An issuer of call (put) warrants shall issue a letter of report to the TWSE by the 5th of each month, providing information on purchases and sales of the underlying securities of its issued warrants by its dealing department for the preceding month (including the trading day, the name of the security and the volume of the transaction).
The provisions of the preceding two paragraphs will apply mutatis mutandis to the risk management institutions engaged by issuers using outsourced risk management, and, in the event of a foreign issuer, to the dealing department of its branch office within ROC territory or the dealing department of a branch office established within ROC territory by a directly or indirectly wholly-owned subsidiary of such a foreign institution.

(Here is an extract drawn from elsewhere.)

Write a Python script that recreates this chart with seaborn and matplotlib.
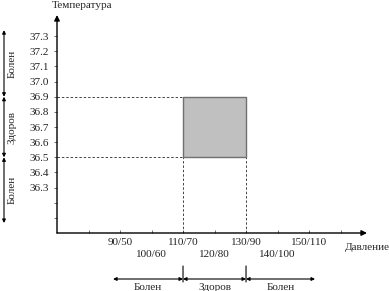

Except where regulations provide otherwise, during the duration of the call (put) warrants, there may be no inter-account transfers of the warrants' underlying security between the issuer's dealing department and positions in the security held in the issuer's hedge accounts.The same also applies to positions in the same underlying securities in hedge accounts established for hedging needs to which Article 2-3 of the Securities Transaction Tax Act applies and does not apply, respectively, except where the issuer of the underlying securities carries out a cash capital increase or issues stock dividends out of capital surplus or reserve.
The "dealing department" referred to in the preceding four paragraphs includes any unit or trading account that is equivalent to a dealing department.